In this liveProject, you’ll step into the role of a data scientist working for an investment firm. Your company wants to make sure their investments meet European Union guidelines for environmental sustainability. That’s where you come in.
The EU taxonomy for sustainable finance is big, complex, and confusing. Your bosses need a program that saves them from searching through hundreds of pages whenever they have a query. You’ve been tasked with building a machine learning model that can pose certain questions to the EU guidelines, and return reliable answers.
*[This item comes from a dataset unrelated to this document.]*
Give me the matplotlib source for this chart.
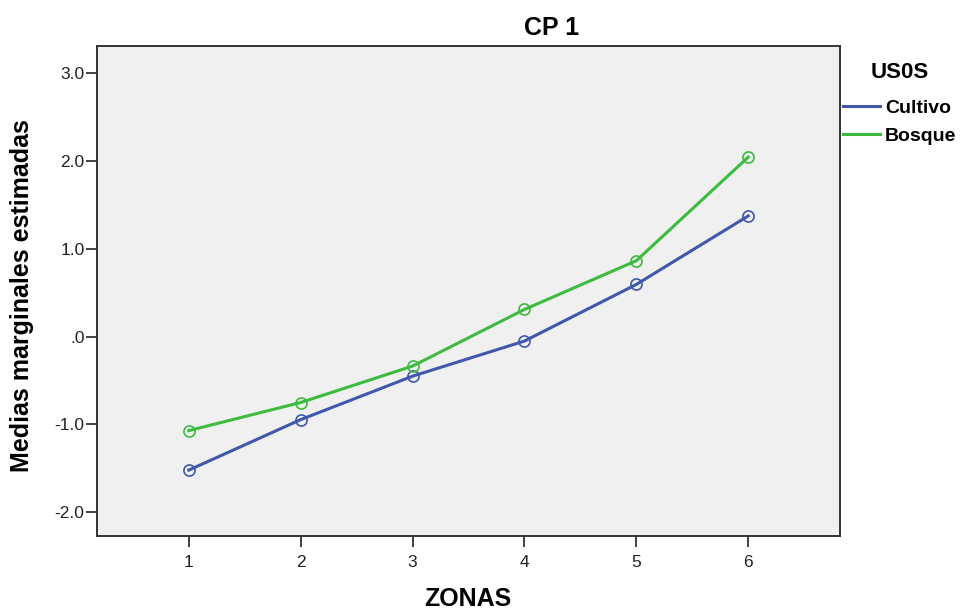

Your challenges will include extracting text data from the EU taxonomy document, and matching environment questions with the corresponding paragraph in the guidelines. You’ll then set up a pretrained transformer Question-Answering model, evaluate its performance, and combine it with your question-paragraph model for an end-to-end solution. When you’re done, you’ll have an interface into which you can type a sustainable finance question and receive the correct answer from the EU guidelines.
This project is designed for learning purposes and is not a complete, production-ready application or solution.
This liveProject is for intermediate Python programmers and who already know the basics of data science and Machine Learning. To begin this liveProject, you will need to be familiar with:
- Intermediate Python
- Basics of pandas
- Basics of NumPy
- Basics of scikit-learn
- Basics of data science
- Basics of machine learning
you will learn
In this liveProject, you’ll get to grips with fundamentals of Information Retrieval and Natural Language Processing that are the cornerstone of data and deep learning projects.
- Deep learning with Pytorch and Spacy
- Extracting text from PDFs
- Evaluating machine learning models
- Loading and working with pretrained models
- Transformers and auto-encoders
- Word and paragraph embeddings